Why it matters: Owners of older Mercedes-Benz SUVs are being advised to stop driving the vehicles immediately due to a problem that could cause the brakes to fail. The carmaker is recalling 292,000 of the vehicles and is even offering to tow affected SUVs to the dealerships so they can be serviced.

Mercedes-Benz’s statement confirms that certain Model Year 2006 – 2012 ML, GL, and R-Class vehicles could have the function of their brake booster impacted by advanced corrosion in the joint area of the housing, the result of moisture that may wick under a rubber sleeve installed on the housing area.

The resulting vacuum leak at the brake booster could mean more force is required to apply a vehicle’s brakes, thereby increasing stopping distances. A worst-case scenario could see damage to the booster, causing the brakes to fail entirely.

While no crashes or injuries resulting from the issue have been reported, Mercedes-Benz is advising owners not to drive affected vehicles—not even to the dealerships. The company is offering complimentary towing to owners to get to workshops, where the rubber brake booster sleeve will be removed, the brake housing inspected, and parts replaced as required. Mercedes-Benz will also help customers secure alternative transport if a necessary repair cannot be carried out immediately.

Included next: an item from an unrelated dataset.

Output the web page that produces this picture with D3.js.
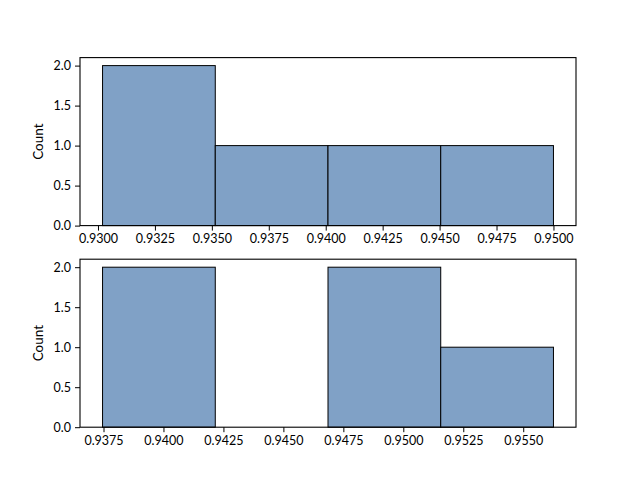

You can find out if your SUV is part of this or any other recall by entering its 17-digit vehicle identification number (VIN) into the National Highway Traffic Safety Association’s website.

It seems pretty rare these days to see a large-scale recall that isn’t from Tesla. The EV firm this week announced that 130,000 vehicles were affected by an overheating CPU issue; 817,000 were recalled over a seatbelt warning flaw earlier this year; and the NHTSA issued a safety recall in January on nearly 54,000 Teslas over their ‘rolling-stop’ functionality.